## SUPPLIED INFORMATION
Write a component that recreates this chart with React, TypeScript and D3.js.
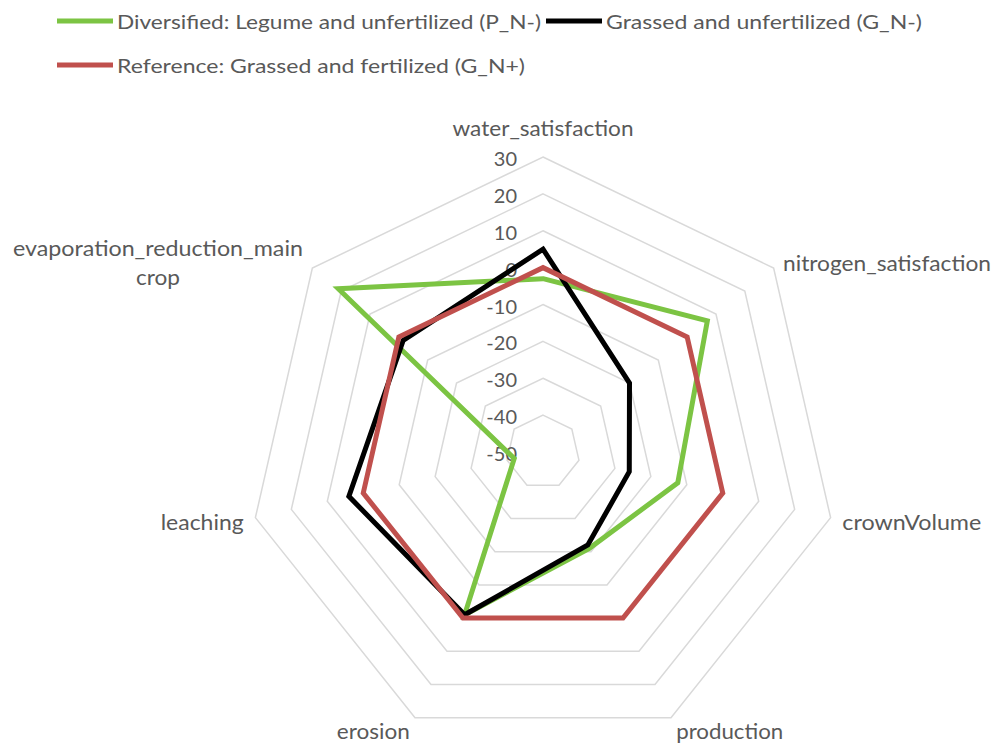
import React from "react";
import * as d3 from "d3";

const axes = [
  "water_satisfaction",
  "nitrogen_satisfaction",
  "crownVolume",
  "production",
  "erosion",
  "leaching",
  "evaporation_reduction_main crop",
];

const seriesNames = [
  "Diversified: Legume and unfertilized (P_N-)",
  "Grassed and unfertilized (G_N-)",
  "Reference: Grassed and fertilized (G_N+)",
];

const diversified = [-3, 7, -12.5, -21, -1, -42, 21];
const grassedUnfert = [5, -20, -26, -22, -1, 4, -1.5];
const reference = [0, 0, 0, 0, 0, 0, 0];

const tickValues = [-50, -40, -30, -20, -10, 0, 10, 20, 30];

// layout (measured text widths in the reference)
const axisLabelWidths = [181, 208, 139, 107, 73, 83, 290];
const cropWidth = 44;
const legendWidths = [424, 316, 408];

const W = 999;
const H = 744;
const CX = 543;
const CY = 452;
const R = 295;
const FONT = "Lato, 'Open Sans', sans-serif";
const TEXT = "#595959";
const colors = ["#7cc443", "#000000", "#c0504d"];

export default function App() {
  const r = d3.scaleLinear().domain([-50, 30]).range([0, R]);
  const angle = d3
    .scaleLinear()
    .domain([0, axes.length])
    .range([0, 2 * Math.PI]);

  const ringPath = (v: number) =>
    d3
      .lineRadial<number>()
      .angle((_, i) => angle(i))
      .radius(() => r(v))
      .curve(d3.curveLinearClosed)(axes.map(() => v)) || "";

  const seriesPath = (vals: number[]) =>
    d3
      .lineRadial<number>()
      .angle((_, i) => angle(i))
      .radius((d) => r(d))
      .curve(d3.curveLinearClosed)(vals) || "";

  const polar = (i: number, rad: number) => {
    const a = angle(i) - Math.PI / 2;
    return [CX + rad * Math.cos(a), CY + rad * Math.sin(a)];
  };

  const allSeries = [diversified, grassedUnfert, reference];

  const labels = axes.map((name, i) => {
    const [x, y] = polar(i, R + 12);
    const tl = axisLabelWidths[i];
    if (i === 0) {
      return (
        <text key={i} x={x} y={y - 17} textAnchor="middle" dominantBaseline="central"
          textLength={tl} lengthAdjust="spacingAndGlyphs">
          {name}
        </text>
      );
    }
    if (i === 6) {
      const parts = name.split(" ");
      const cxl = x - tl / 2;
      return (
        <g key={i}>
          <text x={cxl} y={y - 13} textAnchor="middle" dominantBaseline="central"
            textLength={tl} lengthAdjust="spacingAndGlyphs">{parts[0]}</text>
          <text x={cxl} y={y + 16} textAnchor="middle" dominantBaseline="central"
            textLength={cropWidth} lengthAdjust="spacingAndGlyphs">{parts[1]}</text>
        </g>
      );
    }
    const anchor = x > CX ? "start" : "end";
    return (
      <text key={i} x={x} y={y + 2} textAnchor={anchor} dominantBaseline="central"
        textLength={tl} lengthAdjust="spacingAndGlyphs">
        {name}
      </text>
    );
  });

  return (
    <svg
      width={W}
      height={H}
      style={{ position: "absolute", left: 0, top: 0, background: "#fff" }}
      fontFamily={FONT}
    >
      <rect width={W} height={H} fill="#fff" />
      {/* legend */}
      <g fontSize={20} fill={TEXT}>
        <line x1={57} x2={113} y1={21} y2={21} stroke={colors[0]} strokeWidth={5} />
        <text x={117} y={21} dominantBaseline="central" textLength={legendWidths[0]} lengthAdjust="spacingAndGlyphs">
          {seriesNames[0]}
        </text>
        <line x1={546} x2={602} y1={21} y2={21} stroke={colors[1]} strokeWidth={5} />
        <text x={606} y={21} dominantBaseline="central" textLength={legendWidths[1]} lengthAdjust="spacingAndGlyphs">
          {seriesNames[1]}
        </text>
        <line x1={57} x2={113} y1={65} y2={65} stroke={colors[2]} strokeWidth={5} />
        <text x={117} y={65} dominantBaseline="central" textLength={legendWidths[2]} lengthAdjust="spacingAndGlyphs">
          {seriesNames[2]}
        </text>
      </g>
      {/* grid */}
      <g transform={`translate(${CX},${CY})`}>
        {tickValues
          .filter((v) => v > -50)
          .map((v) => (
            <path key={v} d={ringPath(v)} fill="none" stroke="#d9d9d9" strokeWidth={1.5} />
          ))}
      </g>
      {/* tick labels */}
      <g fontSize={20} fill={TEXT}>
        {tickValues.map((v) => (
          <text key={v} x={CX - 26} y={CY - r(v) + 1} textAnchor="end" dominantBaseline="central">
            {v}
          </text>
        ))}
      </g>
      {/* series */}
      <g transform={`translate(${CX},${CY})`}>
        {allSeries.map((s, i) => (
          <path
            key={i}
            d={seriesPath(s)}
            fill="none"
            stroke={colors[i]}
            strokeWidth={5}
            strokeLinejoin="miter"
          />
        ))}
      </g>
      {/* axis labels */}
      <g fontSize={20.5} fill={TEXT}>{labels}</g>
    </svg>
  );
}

## WHAT THE EXERCISE ASKS
Write out exactly the opening lines of the data, stopping after the line that holds "const allSeries = [diversified, grassedUnfert, reference];". Exclude pictures.

## RESULT
Write a component that recreates this chart with React, TypeScript and D3.js.
import React from "react";
import * as d3 from "d3";

const axes = [
  "water_satisfaction",
  "nitrogen_satisfaction",
  "crownVolume",
  "production",
  "erosion",
  "leaching",
  "evaporation_reduction_main crop",
];

const seriesNames = [
  "Diversified: Legume and unfertilized (P_N-)",
  "Grassed and unfertilized (G_N-)",
  "Reference: Grassed and fertilized (G_N+)",
];

const diversified = [-3, 7, -12.5, -21, -1, -42, 21];
const grassedUnfert = [5, -20, -26, -22, -1, 4, -1.5];
const reference = [0, 0, 0, 0, 0, 0, 0];

const tickValues = [-50, -40, -30, -20, -10, 0, 10, 20, 30];

// layout (measured text widths in the reference)
const axisLabelWidths = [181, 208, 139, 107, 73, 83, 290];
const cropWidth = 44;
const legendWidths = [424, 316, 408];

const W = 999;
const H = 744;
const CX = 543;
const CY = 452;
const R = 295;
const FONT = "Lato, 'Open Sans', sans-serif";
const TEXT = "#595959";
const colors = ["#7cc443", "#000000", "#c0504d"];

export default function App() {
  const r = d3.scaleLinear().domain([-50, 30]).range([0, R]);
  const angle = d3
    .scaleLinear()
    .domain([0, axes.length])
    .range([0, 2 * Math.PI]);

  const ringPath = (v: number) =>
    d3
      .lineRadial<number>()
      .angle((_, i) => angle(i))
      .radius(() => r(v))
      .curve(d3.curveLinearClosed)(axes.map(() => v)) || "";

  const seriesPath = (vals: number[]) =>
    d3
      .lineRadial<number>()
      .angle((_, i) => angle(i))
      .radius((d) => r(d))
      .curve(d3.curveLinearClosed)(vals) || "";

  const polar = (i: number, rad: number) => {
    const a = angle(i) - Math.PI / 2;
    return [CX + rad * Math.cos(a), CY + rad * Math.sin(a)];
  };

  const allSeries = [diversified, grassedUnfert, reference];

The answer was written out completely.